Your goal
Quote the listing below in full and exactly as written, but omit every picture.

Data to use
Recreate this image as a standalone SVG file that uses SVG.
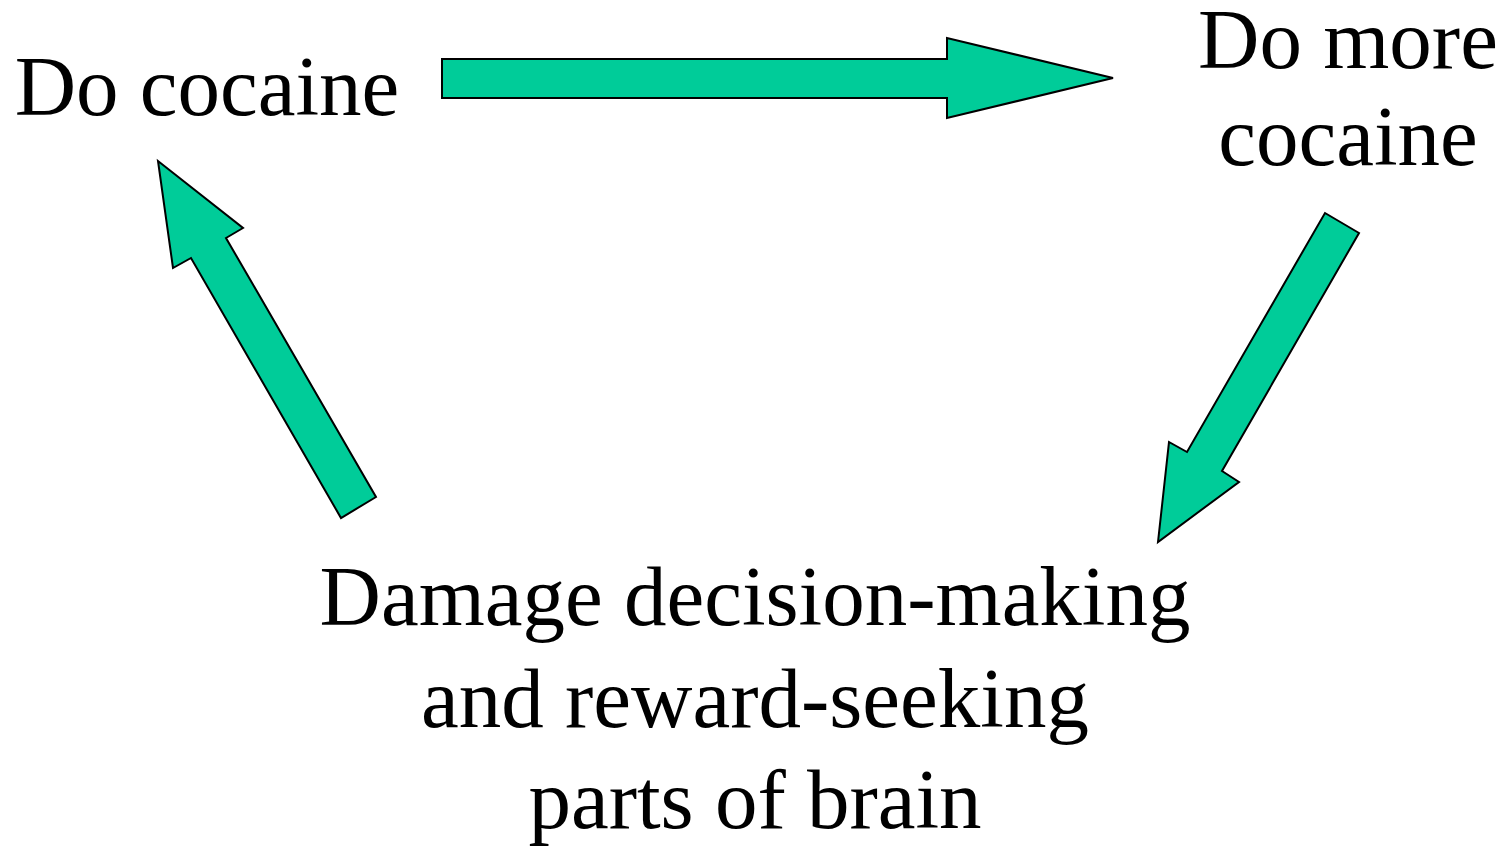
<svg xmlns="http://www.w3.org/2000/svg" width="1511" height="849" viewBox="0 0 1511 849">
  <style>
    .lbl { font-family: "Liberation Serif", "Times New Roman", serif; font-size: 85px; fill: #000; text-anchor: middle; }
    .arrow { fill: #00CC99; stroke: #000; stroke-width: 2; stroke-linejoin: miter; }
  </style>
  <rect width="1511" height="849" fill="#fff"/>
  <g id="connectors">
    <!-- Do cocaine -> Do more cocaine -->
    <polygon class="arrow" points="442,59 947,59 947,38 1113,78 947,118 947,98 442,98"/>
    <!-- Do more cocaine -> Damage -->
    <polygon class="arrow" points="1325,213 1359,233 1222,471 1239,482 1158,542 1169,442 1187,452"/>
    <!-- Damage -> Do cocaine -->
    <polygon class="arrow" points="376,497 341,518 191,258 173,268 158,161 243,228 226,238"/>
  </g>
  <g id="node-do-cocaine">
    <text class="lbl" x="207" y="115">Do cocaine</text>
  </g>
  <g id="node-do-more">
    <text class="lbl" x="1348" y="68">Do more</text>
    <text class="lbl" x="1348" y="165">cocaine</text>
  </g>
  <g id="node-damage">
    <text class="lbl" x="755" y="625">Damage decision-making</text>
    <text class="lbl" x="755" y="727">and reward-seeking</text>
    <text class="lbl" x="755" y="828">parts of brain</text>
  </g>
</svg>
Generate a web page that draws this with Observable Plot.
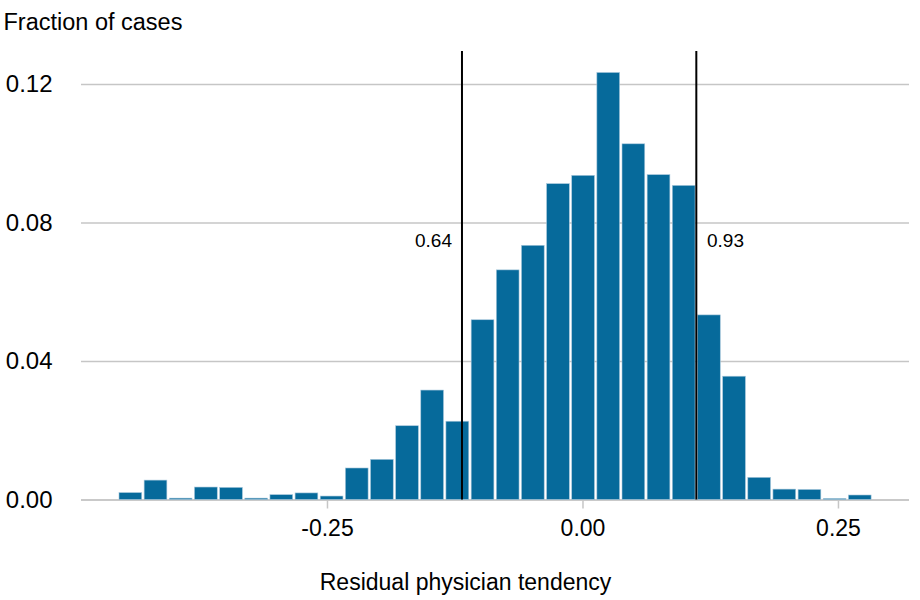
<!DOCTYPE html>
<html>
<head>
<meta charset="utf-8">
<script src="https://cdn.jsdelivr.net/npm/d3@7"></script>
<script src="https://cdn.jsdelivr.net/npm/@observablehq/plot@0.6"></script>
<style>
  html, body { margin: 0; padding: 0; background: #fff; }
  #chart svg { display: block; font-family: "Liberation Sans", Arial, sans-serif; }
</style>
</head>
<body>
<div id="chart"></div>
<script>
// Histogram bin edges (residual physician tendency)
const binEdges = [
  -0.4547, -0.4301, -0.4055, -0.3809, -0.3562, -0.3316, -0.3070, -0.2824,
  -0.2578, -0.2332, -0.2086, -0.1840, -0.1594, -0.1348, -0.1101, -0.0855,
  -0.0609, -0.0363, -0.0117, 0.0129, 0.0375, 0.0621, 0.0867, 0.1113,
  0.1360, 0.1606, 0.1852, 0.2098, 0.2344, 0.2590, 0.2836
];
// Fraction of cases per bin
const fractions = [
  0.0020, 0.0056, 0.0004, 0.0036, 0.0035, 0.0004, 0.0014, 0.0019,
  0.0010, 0.0091, 0.0116, 0.0213, 0.0316, 0.0226, 0.0519, 0.0663,
  0.0734, 0.0912, 0.0936, 0.1233, 0.1027, 0.0938, 0.0907, 0.0533,
  0.0356, 0.0064, 0.0030, 0.0029, 0.0003, 0.0013
];
// Vertical cutoff lines and their labels
const cutoffs = [-0.1184, 0.1109];
const cutoffLabels = ["0.64", "0.93"];
const cutoffLabelY = 0.0747;
// Axis ticks
const xTicks = [-0.25, 0, 0.25];
const yTicks = [0, 0.04, 0.08, 0.12];
const yTitle = "Fraction of cases";
const xTitle = "Residual physician tendency";

const bins = fractions.map((f, i) => ({x1: binEdges[i], x2: binEdges[i + 1], y: f}));
const labels = cutoffs.map((c, i) => ({x: c, y: cutoffLabelY, text: cutoffLabels[i], side: i}));

const fmt = d => d.toFixed(2);
const gray = "#c6c6c6";

const chart = Plot.plot({
  width: 920,
  height: 600,
  marginLeft: 81,
  marginRight: 11,
  marginTop: 51,
  marginBottom: 100.5,
  style: {fontFamily: '"Liberation Sans", Arial, sans-serif', background: "#fff"},
  x: {domain: [-0.4907, 0.3195]},
  y: {domain: [0, 0.1295]},
  marks: [
    Plot.gridY(yTicks, {stroke: gray, strokeOpacity: 1, strokeWidth: 1.5}),
    Plot.axisY(yTicks, {tickSize: 0, tickPadding: 29, fontSize: 24, tickFormat: fmt, fill: "#000", label: null}),
    Plot.ruleY([0], {stroke: gray, strokeWidth: 1.5}),
    Plot.axisX(xTicks, {tickSize: 9, tickPadding: 11, fontSize: 23, tickFormat: fmt, stroke: gray, strokeWidth: 1.5, fill: "#000", label: null}),
    Plot.rectY(bins, {x1: "x1", x2: "x2", y: "y", fill: "#066a9b", stroke: "#a9c8dc", strokeWidth: 0.6, insetLeft: 1.2, insetRight: 1.2}),
    Plot.ruleX(cutoffs, {stroke: "#000", strokeWidth: 2}),
    Plot.text(labels.filter(d => d.side === 0), {x: "x", y: "y", text: "text", textAnchor: "end", dx: -10, fontSize: 19, fill: "#000"}),
    Plot.text(labels.filter(d => d.side === 1), {x: "x", y: "y", text: "text", textAnchor: "start", dx: 10.7, fontSize: 19, fill: "#000"}),
    Plot.text([yTitle], {frameAnchor: "top-left", textAnchor: "start", lineAnchor: "top", dx: -78, dy: -37.7, fontSize: 23.5, fill: "#000"}),
    Plot.text([xTitle], {frameAnchor: "bottom", textAnchor: "middle", lineAnchor: "bottom", dx: -30, dy: 90, fontSize: 23, fill: "#000"})
  ]
});
document.getElementById("chart").append(chart);
</script>
</body>
</html>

Solution to the exercise
Recreate this image as a standalone SVG file that uses SVG.
<svg xmlns="http://www.w3.org/2000/svg" width="1511" height="849" viewBox="0 0 1511 849">
  <style>
    .lbl { font-family: "Liberation Serif", "Times New Roman", serif; font-size: 85px; fill: #000; text-anchor: middle; }
    .arrow { fill: #00CC99; stroke: #000; stroke-width: 2; stroke-linejoin: miter; }
  </style>
  <rect width="1511" height="849" fill="#fff"/>
  <g id="connectors">
    <!-- Do cocaine -> Do more cocaine -->
    <polygon class="arrow" points="442,59 947,59 947,38 1113,78 947,118 947,98 442,98"/>
    <!-- Do more cocaine -> Damage -->
    <polygon class="arrow" points="1325,213 1359,233 1222,471 1239,482 1158,542 1169,442 1187,452"/>
    <!-- Damage -> Do cocaine -->
    <polygon class="arrow" points="376,497 341,518 191,258 173,268 158,161 243,228 226,238"/>
  </g>
  <g id="node-do-cocaine">
    <text class="lbl" x="207" y="115">Do cocaine</text>
  </g>
  <g id="node-do-more">
    <text class="lbl" x="1348" y="68">Do more</text>
    <text class="lbl" x="1348" y="165">cocaine</text>
  </g>
  <g id="node-damage">
    <text class="lbl" x="755" y="625">Damage decision-making</text>
    <text class="lbl" x="755" y="727">and reward-seeking</text>
    <text class="lbl" x="755" y="828">parts of brain</text>
  </g>
</svg>
Generate a web page that draws this with Observable Plot.
<!DOCTYPE html>
<html>
<head>
<meta charset="utf-8">
<script src="https://cdn.jsdelivr.net/npm/d3@7"></script>
<script src="https://cdn.jsdelivr.net/npm/@observablehq/plot@0.6"></script>
<style>
  html, body { margin: 0; padding: 0; background: #fff; }
  #chart svg { display: block; font-family: "Liberation Sans", Arial, sans-serif; }
</style>
</head>
<body>
<div id="chart"></div>
<script>
// Histogram bin edges (residual physician tendency)
const binEdges = [
  -0.4547, -0.4301, -0.4055, -0.3809, -0.3562, -0.3316, -0.3070, -0.2824,
  -0.2578, -0.2332, -0.2086, -0.1840, -0.1594, -0.1348, -0.1101, -0.0855,
  -0.0609, -0.0363, -0.0117, 0.0129, 0.0375, 0.0621, 0.0867, 0.1113,
  0.1360, 0.1606, 0.1852, 0.2098, 0.2344, 0.2590, 0.2836
];
// Fraction of cases per bin
const fractions = [
  0.0020, 0.0056, 0.0004, 0.0036, 0.0035, 0.0004, 0.0014, 0.0019,
  0.0010, 0.0091, 0.0116, 0.0213, 0.0316, 0.0226, 0.0519, 0.0663,
  0.0734, 0.0912, 0.0936, 0.1233, 0.1027, 0.0938, 0.0907, 0.0533,
  0.0356, 0.0064, 0.0030, 0.0029, 0.0003, 0.0013
];
// Vertical cutoff lines and their labels
const cutoffs = [-0.1184, 0.1109];
const cutoffLabels = ["0.64", "0.93"];
const cutoffLabelY = 0.0747;
// Axis ticks
const xTicks = [-0.25, 0, 0.25];
const yTicks = [0, 0.04, 0.08, 0.12];
const yTitle = "Fraction of cases";
const xTitle = "Residual physician tendency";

const bins = fractions.map((f, i) => ({x1: binEdges[i], x2: binEdges[i + 1], y: f}));
const labels = cutoffs.map((c, i) => ({x: c, y: cutoffLabelY, text: cutoffLabels[i], side: i}));

const fmt = d => d.toFixed(2);
const gray = "#c6c6c6";

const chart = Plot.plot({
  width: 920,
  height: 600,
  marginLeft: 81,
  marginRight: 11,
  marginTop: 51,
  marginBottom: 100.5,
  style: {fontFamily: '"Liberation Sans", Arial, sans-serif', background: "#fff"},
  x: {domain: [-0.4907, 0.3195]},
  y: {domain: [0, 0.1295]},
  marks: [
    Plot.gridY(yTicks, {stroke: gray, strokeOpacity: 1, strokeWidth: 1.5}),
    Plot.axisY(yTicks, {tickSize: 0, tickPadding: 29, fontSize: 24, tickFormat: fmt, fill: "#000", label: null}),
    Plot.ruleY([0], {stroke: gray, strokeWidth: 1.5}),
    Plot.axisX(xTicks, {tickSize: 9, tickPadding: 11, fontSize: 23, tickFormat: fmt, stroke: gray, strokeWidth: 1.5, fill: "#000", label: null}),
    Plot.rectY(bins, {x1: "x1", x2: "x2", y: "y", fill: "#066a9b", stroke: "#a9c8dc", strokeWidth: 0.6, insetLeft: 1.2, insetRight: 1.2}),
    Plot.ruleX(cutoffs, {stroke: "#000", strokeWidth: 2}),
    Plot.text(labels.filter(d => d.side === 0), {x: "x", y: "y", text: "text", textAnchor: "end", dx: -10, fontSize: 19, fill: "#000"}),
    Plot.text(labels.filter(d => d.side === 1), {x: "x", y: "y", text: "text", textAnchor: "start", dx: 10.7, fontSize: 19, fill: "#000"}),
    Plot.text([yTitle], {frameAnchor: "top-left", textAnchor: "start", lineAnchor: "top", dx: -78, dy: -37.7, fontSize: 23.5, fill: "#000"}),
    Plot.text([xTitle], {frameAnchor: "bottom", textAnchor: "middle", lineAnchor: "bottom", dx: -30, dy: 90, fontSize: 23, fill: "#000"})
  ]
});
document.getElementById("chart").append(chart);
</script>
</body>
</html>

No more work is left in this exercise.